Album review: Hinds

Hinds - I Don't Run (Lucky Number)

IT says something about the confidence of Hinds, that they come up with a riff most indie bands would have killed for to built a song around, but which the Spanish quartet are content to use merely as an interlude.

It is certainly well placed, an ominous moment of punk/hardclore/sludge riffing, in the middle of possibly the best song on this album, 'Tester', a delightfully defiant put down of a cheating male (and of male double standards in general ). Then there is the closing track, a fascinating meeting point between Spanish folk music and indie, sung in Spanish and English, but sounding as if the recording device and band were in separate rooms.
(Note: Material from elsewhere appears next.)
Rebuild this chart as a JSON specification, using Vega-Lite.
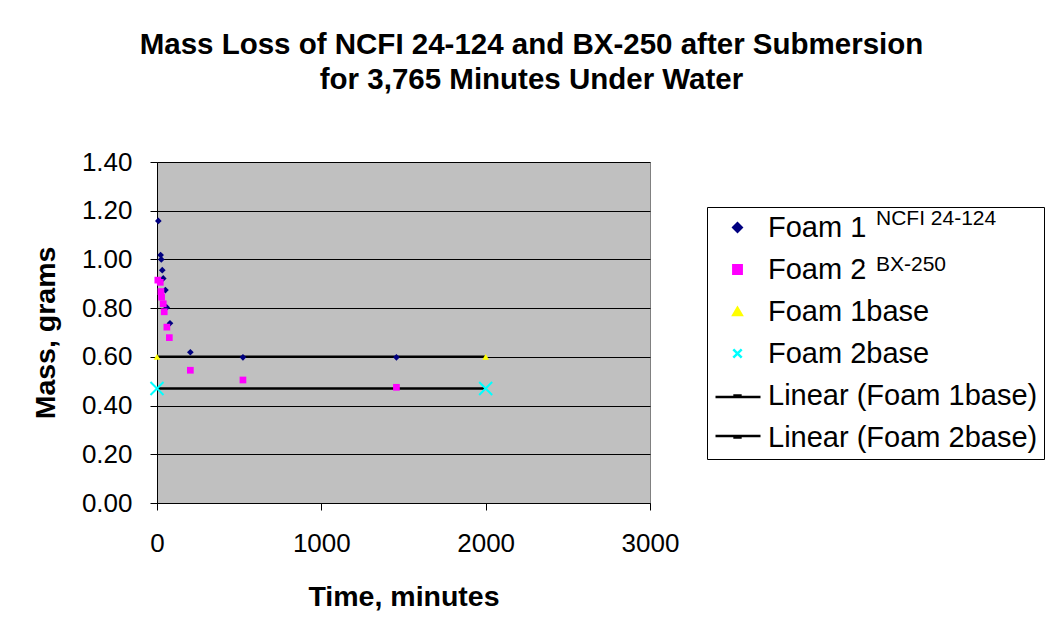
{
  "$schema": "https://vega.github.io/schema/vega-lite/v6.json",
  "width": 493,
  "height": 341,
  "autosize": {"type": "none"},
  "padding": {"left": 157, "top": 162, "right": 395, "bottom": 133},
  "background": "white",
  "config": {
    "font": "Liberation Sans",
    "view": {"stroke": "#808080", "fill": "#C0C0C0", "strokeWidth": 1}
  },
  "title": {
    "text": ["Mass Loss of NCFI 24-124 and BX-250 after Submersion", "for 3,765 Minutes Under Water"],
    "font": "Liberation Sans",
    "fontSize": 29.5,
    "fontWeight": "bold",
    "color": "black",
    "anchor": "middle",
    "dx": 128,
    "lineHeight": 35,
    "offset": 54
  },
  "data": {
    "values": [
      {"series": "Foam 1", "grade": "NCFI 24-124", "time": 8, "mass": 1.158},
      {"series": "Foam 1", "grade": "NCFI 24-124", "time": 22, "mass": 1.018},
      {"series": "Foam 1", "grade": "NCFI 24-124", "time": 26, "mass": 1.0},
      {"series": "Foam 1", "grade": "NCFI 24-124", "time": 32, "mass": 0.956},
      {"series": "Foam 1", "grade": "NCFI 24-124", "time": 38, "mass": 0.922},
      {"series": "Foam 1", "grade": "NCFI 24-124", "time": 51, "mass": 0.874},
      {"series": "Foam 1", "grade": "NCFI 24-124", "time": 59, "mass": 0.803},
      {"series": "Foam 1", "grade": "NCFI 24-124", "time": 79, "mass": 0.738},
      {"series": "Foam 1", "grade": "NCFI 24-124", "time": 203, "mass": 0.619},
      {"series": "Foam 1", "grade": "NCFI 24-124", "time": 523, "mass": 0.598},
      {"series": "Foam 1", "grade": "NCFI 24-124", "time": 1457, "mass": 0.598},
      {"series": "Foam 2", "grade": "BX-250", "time": 5, "mass": 0.915},
      {"series": "Foam 2", "grade": "BX-250", "time": 20, "mass": 0.906},
      {"series": "Foam 2", "grade": "BX-250", "time": 24, "mass": 0.868},
      {"series": "Foam 2", "grade": "BX-250", "time": 28, "mass": 0.845},
      {"series": "Foam 2", "grade": "BX-250", "time": 38, "mass": 0.818},
      {"series": "Foam 2", "grade": "BX-250", "time": 44, "mass": 0.785},
      {"series": "Foam 2", "grade": "BX-250", "time": 60, "mass": 0.722},
      {"series": "Foam 2", "grade": "BX-250", "time": 75, "mass": 0.679},
      {"series": "Foam 2", "grade": "BX-250", "time": 203, "mass": 0.545},
      {"series": "Foam 2", "grade": "BX-250", "time": 523, "mass": 0.505},
      {"series": "Foam 2", "grade": "BX-250", "time": 1457, "mass": 0.475},
      {"series": "Foam 1base", "grade": "NCFI 24-124", "time": 0, "mass": 0.6},
      {"series": "Foam 1base", "grade": "NCFI 24-124", "time": 2000, "mass": 0.6},
      {"series": "Foam 2base", "grade": "BX-250", "time": 0, "mass": 0.47},
      {"series": "Foam 2base", "grade": "BX-250", "time": 2000, "mass": 0.47},
      {"series": "Linear (Foam 1base)", "grade": "NCFI 24-124", "fit": "Foam 1base", "time": 0, "mass": 0.6},
      {"series": "Linear (Foam 1base)", "grade": "NCFI 24-124", "fit": "Foam 1base", "time": 2000, "mass": 0.6},
      {"series": "Linear (Foam 2base)", "grade": "BX-250", "fit": "Foam 2base", "time": 0, "mass": 0.47},
      {"series": "Linear (Foam 2base)", "grade": "BX-250", "fit": "Foam 2base", "time": 2000, "mass": 0.47}
    ]
  },
  "layer": [
    {
      "transform": [{"filter": "indexof(datum.series, 'Linear') === 0"}],
      "mark": {"type": "line", "strokeWidth": 2.5},
      "encoding": {
        "x": {
          "field": "time",
          "type": "quantitative",
          "scale": {"domain": [0, 3000], "nice": false},
          "axis": {
            "title": "Time, minutes",
            "values": [0, 1000, 2000, 3000],
            "format": "d",
            "grid": false,
            "labelFont": "Liberation Sans",
            "labelFontSize": 26,
            "labelColor": "black",
            "labelPadding": 20,
            "labelFlush": false,
            "tickSize": 7,
            "tickColor": "black",
            "domainColor": "black",
            "titleFont": "Liberation Sans",
            "titleFontSize": 28.5,
            "titleFontWeight": "bold",
            "titleColor": "black",
            "titlePadding": 26
          }
        },
        "y": {
          "field": "mass",
          "type": "quantitative",
          "scale": {"domain": [0, 1.4], "nice": false},
          "axis": {
            "title": "Mass, grams",
            "values": [0, 0.2, 0.4, 0.6, 0.8, 1.0, 1.2, 1.4],
            "format": ".2f",
            "grid": true,
            "gridColor": "black",
            "gridWidth": 1,
            "labelFont": "Liberation Sans",
            "labelFontSize": 26,
            "labelColor": "black",
            "labelPadding": 18,
            "labelFlush": false,
            "tickSize": 7,
            "tickColor": "black",
            "domainColor": "black",
            "titleFont": "Liberation Sans",
            "titleFontSize": 28.5,
            "titleFontWeight": "bold",
            "titleColor": "black",
            "titlePadding": 21
          }
        },
        "color": {
          "field": "series",
          "type": "nominal",
          "scale": {
            "domain": ["Foam 1", "Foam 2", "Foam 1base", "Foam 2base", "Linear (Foam 1base)", "Linear (Foam 2base)"],
            "range": ["#000080", "#FF00FF", "#FFFF00", "#00FFFF", "#000000", "#000000"]
          },
          "legend": {
            "title": null,
            "orient": "none",
            "legendX": 550,
            "legendY": 45,
            "labelFont": "Liberation Sans",
            "labelFontSize": 29,
            "labelColor": "black",
            "labelLimit": 400,
            "rowPadding": 12,
            "padding": 6,
            "symbolSize": 70,
            "symbolOffset": 10,
            "labelOffset": 16,
            "symbolStrokeWidth": 2.5,
            "strokeColor": "black",
            "fillColor": "white"
          }
        },
        "strokeDash": {
          "field": "fit",
          "type": "nominal",
          "scale": {"domain": ["Foam 1base", "Foam 2base"], "range": [[1, 0], [1, 0]]},
          "legend": {
            "title": null,
            "orient": "none",
            "legendX": 557,
            "legendY": 211,
            "symbolType": "stroke",
            "symbolSize": 2025,
            "symbolStrokeWidth": 2.5,
            "symbolStrokeColor": "black",
            "symbolOffset": 0,
            "labelExpr": "''",
            "labelOffset": 0,
            "labelFontSize": 1,
            "padding": 0,
            "rowPadding": 10
          }
        }
      }
    },
    {
      "transform": [{"filter": "indexof(datum.series, 'Linear') !== 0 && datum.series !== 'Foam 2base'"}],
      "mark": {"type": "point", "filled": true, "opacity": 1, "size": 45},
      "encoding": {
        "x": {"field": "time", "type": "quantitative"},
        "y": {"field": "mass", "type": "quantitative"},
        "color": {"field": "series", "type": "nominal"},
        "shape": {
          "field": "series",
          "type": "nominal",
          "scale": {
            "domain": ["Foam 1", "Foam 2", "Foam 1base", "Foam 2base", "Linear (Foam 1base)", "Linear (Foam 2base)"],
            "range": ["diamond", "square", "triangle-up", "M-1,-1L1,1M-1,1L1,-1", "stroke", "stroke"]
          }
        },
        "opacity": {
          "field": "grade",
          "type": "nominal",
          "scale": {"type": "ordinal", "domain": ["NCFI 24-124", "BX-250"], "range": [1, 1]},
          "legend": {
            "title": null,
            "orient": "none",
            "legendX": 698,
            "legendY": 46,
            "labelFont": "Liberation Sans",
            "labelFontSize": 21,
            "labelColor": "black",
            "labelLimit": 300,
            "symbolSize": 1,
            "symbolFillColor": "white",
            "symbolStrokeColor": "white",
            "labelOffset": 0,
            "rowPadding": 24,
            "padding": 0,
            "labelExpr": "indexof(datum.label, 'BX') === 0 ? '\u00a0\u00a0' + datum.label : datum.label"
          }
        }
      }
    },
    {
      "transform": [{"filter": "datum.series === 'Foam 2base'"}],
      "mark": {"type": "point", "filled": false, "strokeWidth": 2, "opacity": 1, "size": 170},
      "encoding": {
        "x": {"field": "time", "type": "quantitative"},
        "y": {"field": "mass", "type": "quantitative"},
        "color": {"field": "series", "type": "nominal"},
        "shape": {"field": "series", "type": "nominal"}
      }
    }
  ]
}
I Don't Run finds the band's trademark jangly, loose, garage rock and fifties/sixties girl group pop beefier, stronger, than before, in terms of performance, songwriting, construction, and arrangement. Indeed, the opening four songs - 'The Club', 'Soberland', 'Linda' 'New For You' - are some of the finest indie guitar pop you will hear this year, with plenty of hooks, anthemic moments, and bittersweet melodies.

Towards the end things certainly end up sounding 'samey' with fewer stand-out moments, denting the album's overall quality. The band remain a work in progress then, but worth some investigation by any true indie fan.